Moving from primary to secondary school can be exciting and a normal part of growing up for your child. But change of any kind can bring uncertainty. Most children manage the change successfully, but there may be some ups and downs along the way.
When your child moves to secondary school, they will be making new friends and having to organise themselves for the day ahead. They will have to get used to a bigger school, with lots of different teachers and different lessons in different classes. They may be missing their friends and teachers from primary school.
As a parent or carer, you can help your child through this transition with careful and sensitive planning.
How can you help your child with their move to secondary school?
- Encourage your child to explore their feelings – Explore any worries or anything they are confused about. Talk about what your child is looking forward to. Get involved with the school’s plans for transition of Year 6’s. If possible, celebrate the end of the primary school experience.
- Help your child make connections with their school – Look at the school’s website and take part in induction events. Try to meet with key staff that will be supporting your child such as their form tutor and head of year. Prepare your child for the journey to school, practicing the route. If, after a few weeks, your child is still struggling, get in touch with school to discuss your concerns.

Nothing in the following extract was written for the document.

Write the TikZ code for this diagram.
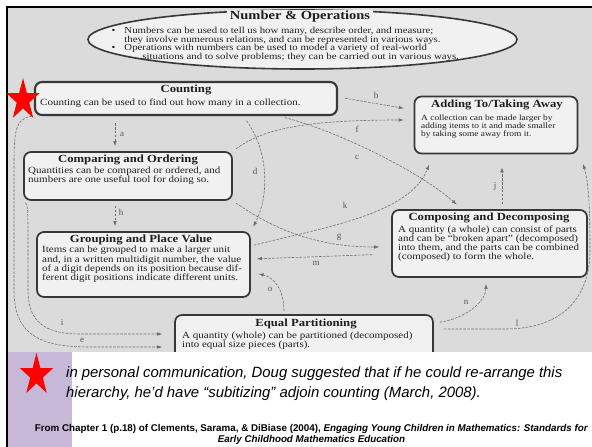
\documentclass[tikz,border=0pt]{standalone}
\usepackage{fontspec}
\setmainfont{Liberation Serif}
\setsansfont{Liberation Sans}
\usepackage{graphicx}
\usetikzlibrary{arrows.meta,shapes.geometric}

\definecolor{scan}{HTML}{DBDBDB}
\definecolor{boxfill}{HTML}{F1F1F1}
\definecolor{boxline}{HTML}{383838}
\definecolor{wire}{HTML}{6E6E6E}
\definecolor{ink}{HTML}{1E1E1E}
\definecolor{lav}{HTML}{C6B8D6}

% vertical squeeze used for the printed text of the figure
\newcommand{\vsquash}[2][0.86]{\scalebox{1}[#1]{#2}}

\begin{document}
\begin{tikzpicture}[x=1pt,y=-1pt,
  box/.style={draw=boxline, line width=1.7pt, fill=boxfill, rounded corners=7pt, inner sep=0pt},
  ttl/.style={font=\fontsize{12.7}{12.7}\selectfont\bfseries, text=ink, inner sep=0pt},
  body/.style={font=\fontsize{11}{10.5}\selectfont, text=ink, anchor=west, inner sep=0pt},
  wire/.style={draw=wire, line width=0.6pt, dash pattern=on 2.6pt off 1.3pt, -{Latex[length=5pt,width=3.6pt]}},
  lbl/.style={font=\fontsize{9}{9}\selectfont, text=ink!75, inner sep=0pt},
  starshape/.style={fill=red, draw=none},
]
\useasboundingbox (0,0) rectangle (592,447);

% page areas
\fill[scan] (8,8) rectangle (592,352);

% overview ellipse
\node[ellipse, draw=boxline, line width=1.6pt, fill=boxfill, minimum width=429pt, minimum height=59pt, inner sep=0pt] (ops) at (302.5,39.5) {};
\node[font=\fontsize{14.5}{14.5}\selectfont\bfseries, text=ink, fill=boxfill, inner xsep=3pt, inner ysep=1pt] (opsT) at (300,17) {\vsquash{Number \& Operations}};
\node[font=\fontsize{10.8}{9.6}\selectfont, text=ink, anchor=west, inner sep=0pt] (opsB) at (111.5,44.5) {\vsquash[0.85]{\begin{tabular}{@{}l@{\hspace{9pt}}l@{}}
\textbullet & Numbers can be used to tell us how many, describe order, and measure;\\
 & they involve numerous relations, and can be represented in various ways.\\
\textbullet & Operations with numbers can be used to model a variety of real-world\\
 & \hspace*{18pt}situations and to solve problems; they can be carried out in various ways.
\end{tabular}}};

% concept boxes
\node[box, line width=2.1pt, minimum width=302pt, minimum height=33pt] (cnt) at (186,98.5) {};
\node[box, minimum width=208pt, minimum height=48pt] (cmp) at (128,176) {};
\node[box, minimum width=213pt, minimum height=65pt] (grp) at (143.5,264.5) {};
\node[box, minimum width=163pt, minimum height=57pt] (add) at (496,125) {};
\node[box, minimum width=195pt, minimum height=67pt] (cdc) at (489.5,243.5) {};
\node[box, minimum width=258pt, minimum height=44pt] (eqp) at (304,337) {};

% box texts
\node[ttl] (cntT) at (186,90) {\vsquash{Counting}};
\node[body] (cntB) at (40,103) {\vsquash{Counting can be used to find out how many in a collection.}};

\node[ttl] (cmpT) at (128,160) {\vsquash{Comparing and Ordering}};
\node[body] (cmpB) at (28,176) {\vsquash{\begin{tabular}{@{}l@{}}
Quantities can be compared or ordered, and\\
numbers are one useful tool for doing so.
\end{tabular}}};

\node[ttl] (grpT) at (141,240) {\vsquash{Grouping and Place Value}};
\node[body] (grpB) at (42,265) {\vsquash{\begin{tabular}{@{}l@{}}
Items can be grouped to make a larger unit\\
and, in a written multidigit number, the value\\
of a digit depends on its position because dif-\\
ferent digit positions indicate different units.
\end{tabular}}};

\node[ttl] (addT) at (497,105) {\vsquash{Adding To/Taking Away}};
\node[body, font=\fontsize{9.4}{9.4}\selectfont] (addB) at (421,126.5) {\vsquash{\begin{tabular}{@{}l@{}}
A collection can be made larger by\\
adding items to it and made smaller\\
by taking some away from it.
\end{tabular}}};

\node[ttl] (cdcT) at (489,218) {\vsquash{Composing and Decomposing}};
\node[body] (cdcB) at (398,244) {\vsquash{\begin{tabular}{@{}l@{}}
A quantity (a whole) can consist of parts\\
and can be ``broken apart'' (decomposed)\\
into them, and the parts can be combined\\
(composed) to form the whole.
\end{tabular}}};

\node[ttl] (eqpT) at (306,324) {\vsquash{Equal Partitioning}};
\node[body] (eqpB) at (182,341) {\vsquash{\begin{tabular}{@{}l@{}}
A quantity (whole) can be partitioned (decomposed)\\
into equal size pieces (parts).
\end{tabular}}};

% connectors
\draw[wire, shorten <=7pt, shorten >=5pt] (cnt.south -| 115,0) -- (cmp.north -| 115,0);
\node[lbl] (la) at (122,134) {a};
\draw[wire, shorten <=7pt, shorten >=10pt] (cnt.east |- 0,97) -- (add.west |- 0,110);
\node[lbl] (lb) at (376,95) {b};
\draw[wire, shorten <=6pt, shorten >=7pt] (cnt.south -| 279,0) .. controls (340,132) and (420,172) .. (cdc.north -| 462,0);
\node[lbl] (lc) at (357,157) {c};
\draw[wire, shorten <=6pt, shorten >=5pt] (cnt.south -| 243,0) .. controls (268,150) and (270,195) .. (grp.north east);
\node[lbl] (ld) at (255,171) {d};
\draw[wire, shorten <=2pt, shorten >=12pt] (cnt.south west) .. controls (14,118) and (14,135) .. (14,170) -- (14,290) .. controls (14,335) and (40,347) .. (90,347) -- (eqp.west |- 0,347);
\node[lbl] (le) at (82,340) {e};
\draw[wire, shorten <=4pt, shorten >=10pt] (cmp.north east) .. controls (262,130) and (300,120) .. (add.west |- 0,120);
\node[lbl] (lf) at (357,129) {f};
\draw[wire, shorten <=4pt, shorten >=12pt] (cmp.south east) .. controls (268,225) and (310,247) .. (cdc.west |- 0,247);
\node[lbl] (lg) at (339,237) {g};
\draw[wire, shorten <=5pt, shorten >=5pt] (cmp.south -| 115,0) -- (grp.north -| 115,0);
\node[lbl] (lh) at (121,212) {h};
\draw[wire, shorten <=3pt, shorten >=12pt] (cmp.south west) .. controls (28,205) and (28,215) .. (28,235) -- (28,290) .. controls (28,322) and (45,334) .. (80,334) -- (eqp.west |- 0,334);
\node[lbl] (li) at (62,323) {i};
\draw[wire, shorten <=5pt, shorten >=13pt] (cdc.north -| 502,0) -- (add.south -| 502,0);
\node[lbl] (lj) at (495,186) {j};
\draw[wire, shorten <=3pt, shorten >=11pt] (grp.east |- 0,246) .. controls (320,228) and (410,215) .. (add.south -| 433,0);
\node[lbl] (lk) at (345,205) {k};
\draw[wire, shorten <=10pt, shorten >=10pt] (eqp.east |- 0,329) -- (505,329) .. controls (560,329) and (590,300) .. (590,250) .. controls (590,200) and (588,180) .. (add.south -| 580,0);
\node[lbl] (ll) at (517,323) {l};
\draw[wire, shorten <=19pt, shorten >=6pt] (cdc.west |- 0,254) -- (grp.east |- 0,259);
\node[lbl] (lm) at (316,263) {m};
\draw[wire, shorten <=6pt, shorten >=6pt] (eqp.east |- 0,323) .. controls (468,318) and (486,300) .. (cdc.south -| 486,0);
\node[lbl] (ln) at (466,302) {n};
\draw[wire, shorten <=3pt, shorten >=8pt] (eqp.north -| 284,0) .. controls (284,292) and (276,278) .. (grp.east |- 0,272);
\node[lbl] (lo) at (270,289) {o};

% lower panel
\fill[white] (8,352) rectangle (592,447);
\fill[lav] (8,352) rectangle (72,447);

% frame
\draw[line width=2.5pt] (7,447) -- (7,7) -- (592,7);

% stars
\begin{scope}[shift={(23,100)}, xscale=17.35, yscale=22.1]
\fill[starshape] (0,-1) -- (0.2245,-0.309) -- (0.951,-0.309) -- (0.363,0.118) -- (0.588,0.809) -- (0,0.382) -- (-0.588,0.809) -- (-0.363,0.118) -- (-0.951,-0.309) -- (-0.2245,-0.309) -- cycle;
\end{scope}
\begin{scope}[shift={(36.5,375)}, xscale=17.35, yscale=22.1]
\fill[starshape] (0,-1) -- (0.2245,-0.309) -- (0.951,-0.309) -- (0.363,0.118) -- (0.588,0.809) -- (0,0.382) -- (-0.588,0.809) -- (-0.363,0.118) -- (-0.951,-0.309) -- (-0.2245,-0.309) -- cycle;
\end{scope}

% note and source
\node[font=\sffamily\itshape\fontsize{14.9}{20}\selectfont, anchor=west, align=left, inner sep=0pt] (note) at (66,384)
  {in personal communication, Doug suggested that if he could re-arrange this\\hierarchy, he’d have “subitizing” adjoin counting (March, 2008).};
\node[font=\sffamily\bfseries\fontsize{9.8}{11}\selectfont, align=center, inner sep=0pt] (src) at (311.5,434.5)
  {From Chapter 1 (p.18) of Clements, Sarama, \& DiBiase (2004), \textit{Engaging Young Children in Mathematics: Standards for}\\\textit{Early Childhood Mathematics Education}};
\end{tikzpicture}
\end{document}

- Building friendships and relationships – Help your child to think about how they might approach new people and what questions they could ask: where do you live, what did you do over the summer holidays, what sports do you like? Remind your child that all the students in their year are in the same position. Encourage your child to join a lunchtime or after-school activity. If possible, plan activities over the summer holidays to meet up with other children who are starting the same secondary school.
- Build your child’s independence and confidence – Encourage them to take on more responsibilities at home to build their confidence and independence. Take notice when your child is doing things well and give your child lots of praise.